In Love(III) personification and metaphors are used. Personification is a figure of speech in which something non human is given human attributes. Metaphor is another figure of speech which makes a comparison between two things that are unrelated but share some common characteristics without using like or as. The comparisons maybe implied or hidden. Love is personified through out the poem. Love is like another character. A few quotes are “Love bade me welcome, yet my soul drew back,” (1), “But quick-ey’d Lover observing me grow slack” (3), and every time Love talked. The metaphor in the poem is Love. Love can be viewed as god while the guest in the poem is the author.

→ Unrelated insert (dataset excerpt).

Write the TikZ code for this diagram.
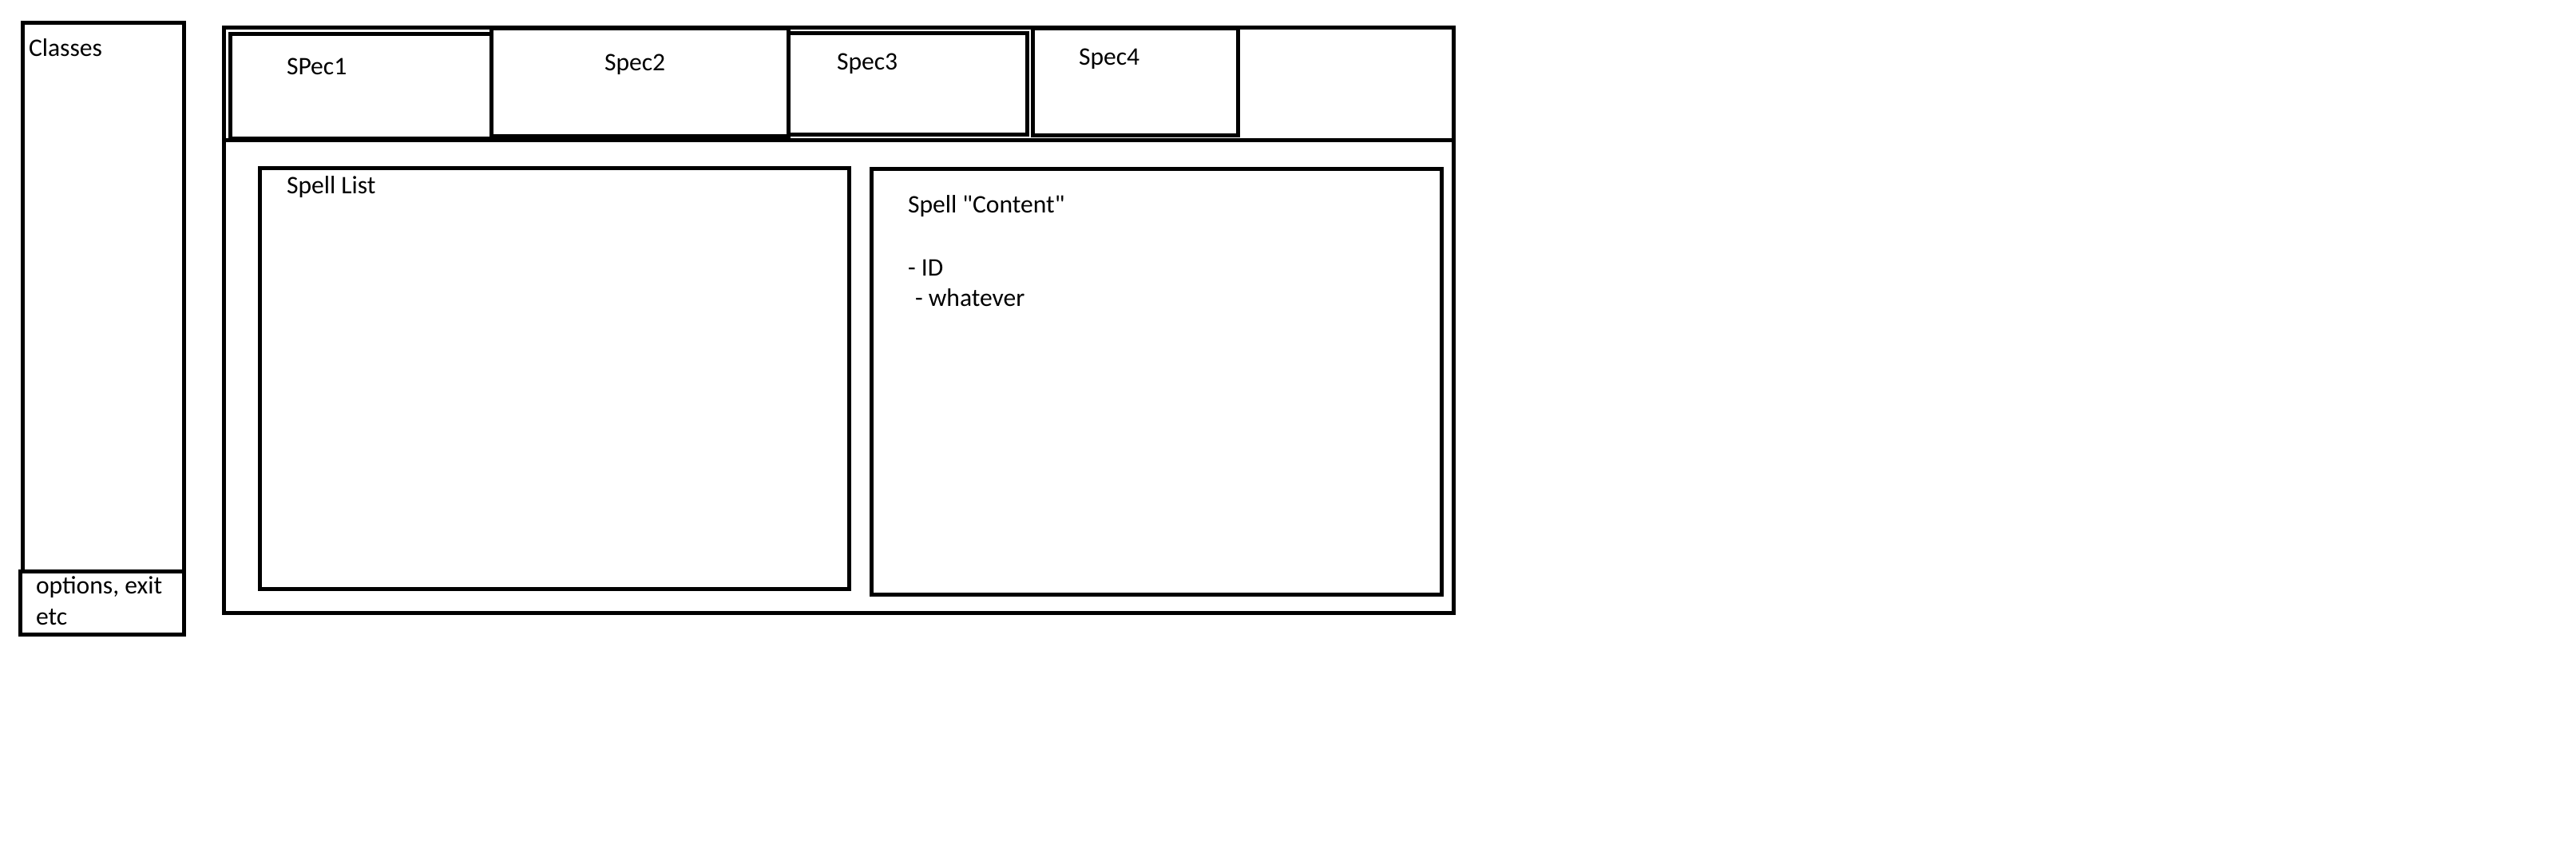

The theme in Love(III) is how god, Love, forgives the sinner, the narrator, and invites him into his house. The narrator was ashamed to be there because of what he had done but Love just forgave him and invited him in. “Love bade me welcome, yet my soul drew back,/Guilty of dust and sin” (1-2), ‘”I, the unkind, ungrateful? ah my dear,/I cannot look on thee.”‘ (9-10), and lines fifteen to eighteen ‘”And know you not,” says Love, “who bore the blame?”/”My dear, then I will serve.”/”You must sit down, says Love, “and taste my meat.”/so I did sit and eat.’